■ STATED EXERCISE: Reproduce the data exactly and drop any pictures it holds.

***** DATA PROVIDED *****

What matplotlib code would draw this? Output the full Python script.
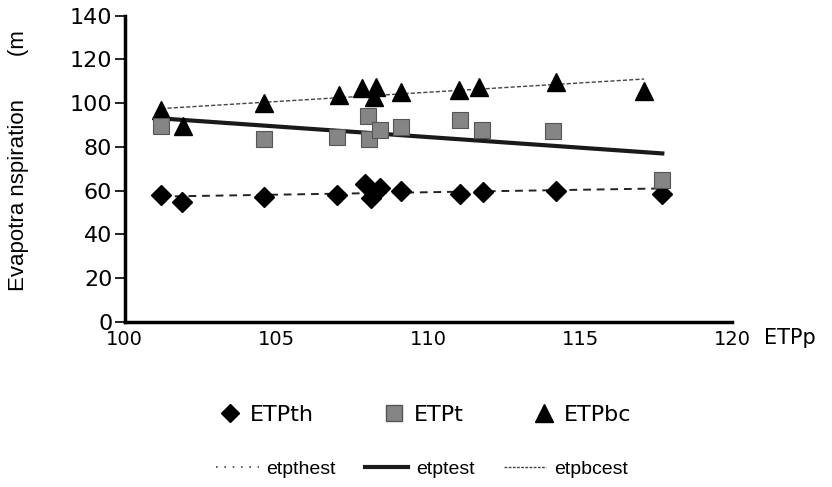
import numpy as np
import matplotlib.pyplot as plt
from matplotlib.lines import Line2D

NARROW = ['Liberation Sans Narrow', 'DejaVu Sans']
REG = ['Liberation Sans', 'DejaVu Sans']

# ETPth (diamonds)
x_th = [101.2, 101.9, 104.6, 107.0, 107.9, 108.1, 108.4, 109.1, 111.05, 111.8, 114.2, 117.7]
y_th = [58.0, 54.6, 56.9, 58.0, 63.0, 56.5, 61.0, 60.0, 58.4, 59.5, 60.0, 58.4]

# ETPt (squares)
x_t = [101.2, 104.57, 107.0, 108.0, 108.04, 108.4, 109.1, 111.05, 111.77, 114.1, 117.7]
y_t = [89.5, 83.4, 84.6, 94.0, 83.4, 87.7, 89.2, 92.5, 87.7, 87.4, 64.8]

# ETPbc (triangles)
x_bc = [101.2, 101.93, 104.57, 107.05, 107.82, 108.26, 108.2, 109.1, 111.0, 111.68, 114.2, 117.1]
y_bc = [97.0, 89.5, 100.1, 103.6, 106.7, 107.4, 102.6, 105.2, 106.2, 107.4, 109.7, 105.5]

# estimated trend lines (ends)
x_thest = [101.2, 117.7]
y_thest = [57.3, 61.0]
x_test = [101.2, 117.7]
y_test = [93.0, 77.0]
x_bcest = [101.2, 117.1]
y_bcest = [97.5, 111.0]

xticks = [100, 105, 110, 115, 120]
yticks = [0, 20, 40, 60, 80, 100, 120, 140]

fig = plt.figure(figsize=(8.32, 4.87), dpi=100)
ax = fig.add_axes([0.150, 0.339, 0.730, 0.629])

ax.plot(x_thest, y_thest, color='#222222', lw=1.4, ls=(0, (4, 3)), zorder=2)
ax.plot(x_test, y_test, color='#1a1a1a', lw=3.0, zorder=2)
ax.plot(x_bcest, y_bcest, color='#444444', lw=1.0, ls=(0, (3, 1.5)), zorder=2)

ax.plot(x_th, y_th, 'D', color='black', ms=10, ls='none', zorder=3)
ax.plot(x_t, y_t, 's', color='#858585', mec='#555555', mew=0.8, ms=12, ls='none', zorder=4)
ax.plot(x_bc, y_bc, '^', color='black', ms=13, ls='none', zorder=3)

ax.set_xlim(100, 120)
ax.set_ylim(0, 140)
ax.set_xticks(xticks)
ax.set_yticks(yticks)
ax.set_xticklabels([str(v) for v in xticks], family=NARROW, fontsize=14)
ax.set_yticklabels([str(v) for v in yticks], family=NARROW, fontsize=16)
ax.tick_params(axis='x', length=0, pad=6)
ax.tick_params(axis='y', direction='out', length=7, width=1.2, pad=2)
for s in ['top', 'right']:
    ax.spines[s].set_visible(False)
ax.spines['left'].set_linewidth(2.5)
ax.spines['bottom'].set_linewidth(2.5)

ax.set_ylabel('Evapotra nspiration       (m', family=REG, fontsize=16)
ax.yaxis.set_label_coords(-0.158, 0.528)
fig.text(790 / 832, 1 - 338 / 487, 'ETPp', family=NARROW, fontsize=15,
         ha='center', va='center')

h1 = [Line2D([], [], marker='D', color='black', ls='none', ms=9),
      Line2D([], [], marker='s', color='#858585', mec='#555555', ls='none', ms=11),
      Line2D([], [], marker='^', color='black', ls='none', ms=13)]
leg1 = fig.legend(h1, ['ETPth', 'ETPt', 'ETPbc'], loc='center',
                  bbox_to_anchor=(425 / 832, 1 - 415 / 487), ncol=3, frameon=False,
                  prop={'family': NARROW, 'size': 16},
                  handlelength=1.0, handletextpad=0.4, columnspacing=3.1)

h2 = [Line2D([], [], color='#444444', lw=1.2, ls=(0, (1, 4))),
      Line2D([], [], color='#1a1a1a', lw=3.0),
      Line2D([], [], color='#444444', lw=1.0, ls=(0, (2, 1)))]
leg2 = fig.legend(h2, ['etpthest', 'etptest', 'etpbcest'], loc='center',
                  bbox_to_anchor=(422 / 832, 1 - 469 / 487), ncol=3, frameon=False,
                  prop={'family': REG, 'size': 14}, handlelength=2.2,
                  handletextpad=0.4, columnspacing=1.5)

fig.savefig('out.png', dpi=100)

*****

■ EXPECTED OUTPUT:
What matplotlib code would draw this? Output the full Python script.
import numpy as np
import matplotlib.pyplot as plt
from matplotlib.lines import Line2D

NARROW = ['Liberation Sans Narrow', 'DejaVu Sans']
REG = ['Liberation Sans', 'DejaVu Sans']

# ETPth (diamonds)
x_th = [101.2, 101.9, 104.6, 107.0, 107.9, 108.1, 108.4, 109.1, 111.05, 111.8, 114.2, 117.7]
y_th = [58.0, 54.6, 56.9, 58.0, 63.0, 56.5, 61.0, 60.0, 58.4, 59.5, 60.0, 58.4]

# ETPt (squares)
x_t = [101.2, 104.57, 107.0, 108.0, 108.04, 108.4, 109.1, 111.05, 111.77, 114.1, 117.7]
y_t = [89.5, 83.4, 84.6, 94.0, 83.4, 87.7, 89.2, 92.5, 87.7, 87.4, 64.8]

# ETPbc (triangles)
x_bc = [101.2, 101.93, 104.57, 107.05, 107.82, 108.26, 108.2, 109.1, 111.0, 111.68, 114.2, 117.1]
y_bc = [97.0, 89.5, 100.1, 103.6, 106.7, 107.4, 102.6, 105.2, 106.2, 107.4, 109.7, 105.5]

# estimated trend lines (ends)
x_thest = [101.2, 117.7]
y_thest = [57.3, 61.0]
x_test = [101.2, 117.7]
y_test = [93.0, 77.0]
x_bcest = [101.2, 117.1]
y_bcest = [97.5, 111.0]

xticks = [100, 105, 110, 115, 120]
yticks = [0, 20, 40, 60, 80, 100, 120, 140]

fig = plt.figure(figsize=(8.32, 4.87), dpi=100)
ax = fig.add_axes([0.150, 0.339, 0.730, 0.629])

ax.plot(x_thest, y_thest, color='#222222', lw=1.4, ls=(0, (4, 3)), zorder=2)
ax.plot(x_test, y_test, color='#1a1a1a', lw=3.0, zorder=2)
ax.plot(x_bcest, y_bcest, color='#444444', lw=1.0, ls=(0, (3, 1.5)), zorder=2)

ax.plot(x_th, y_th, 'D', color='black', ms=10, ls='none', zorder=3)
ax.plot(x_t, y_t, 's', color='#858585', mec='#555555', mew=0.8, ms=12, ls='none', zorder=4)
ax.plot(x_bc, y_bc, '^', color='black', ms=13, ls='none', zorder=3)

ax.set_xlim(100, 120)
ax.set_ylim(0, 140)
ax.set_xticks(xticks)
ax.set_yticks(yticks)
ax.set_xticklabels([str(v) for v in xticks], family=NARROW, fontsize=14)
ax.set_yticklabels([str(v) for v in yticks], family=NARROW, fontsize=16)
ax.tick_params(axis='x', length=0, pad=6)
ax.tick_params(axis='y', direction='out', length=7, width=1.2, pad=2)
for s in ['top', 'right']:
    ax.spines[s].set_visible(False)
ax.spines['left'].set_linewidth(2.5)
ax.spines['bottom'].set_linewidth(2.5)

ax.set_ylabel('Evapotra nspiration       (m', family=REG, fontsize=16)
ax.yaxis.set_label_coords(-0.158, 0.528)
fig.text(790 / 832, 1 - 338 / 487, 'ETPp', family=NARROW, fontsize=15,
         ha='center', va='center')

h1 = [Line2D([], [], marker='D', color='black', ls='none', ms=9),
      Line2D([], [], marker='s', color='#858585', mec='#555555', ls='none', ms=11),
      Line2D([], [], marker='^', color='black', ls='none', ms=13)]
leg1 = fig.legend(h1, ['ETPth', 'ETPt', 'ETPbc'], loc='center',
                  bbox_to_anchor=(425 / 832, 1 - 415 / 487), ncol=3, frameon=False,
                  prop={'family': NARROW, 'size': 16},
                  handlelength=1.0, handletextpad=0.4, columnspacing=3.1)

h2 = [Line2D([], [], color='#444444', lw=1.2, ls=(0, (1, 4))),
      Line2D([], [], color='#1a1a1a', lw=3.0),
      Line2D([], [], color='#444444', lw=1.0, ls=(0, (2, 1)))]
leg2 = fig.legend(h2, ['etpthest', 'etptest', 'etpbcest'], loc='center',
                  bbox_to_anchor=(422 / 832, 1 - 469 / 487), ncol=3, frameon=False,
                  prop={'family': REG, 'size': 14}, handlelength=2.2,
                  handletextpad=0.4, columnspacing=1.5)

fig.savefig('out.png', dpi=100)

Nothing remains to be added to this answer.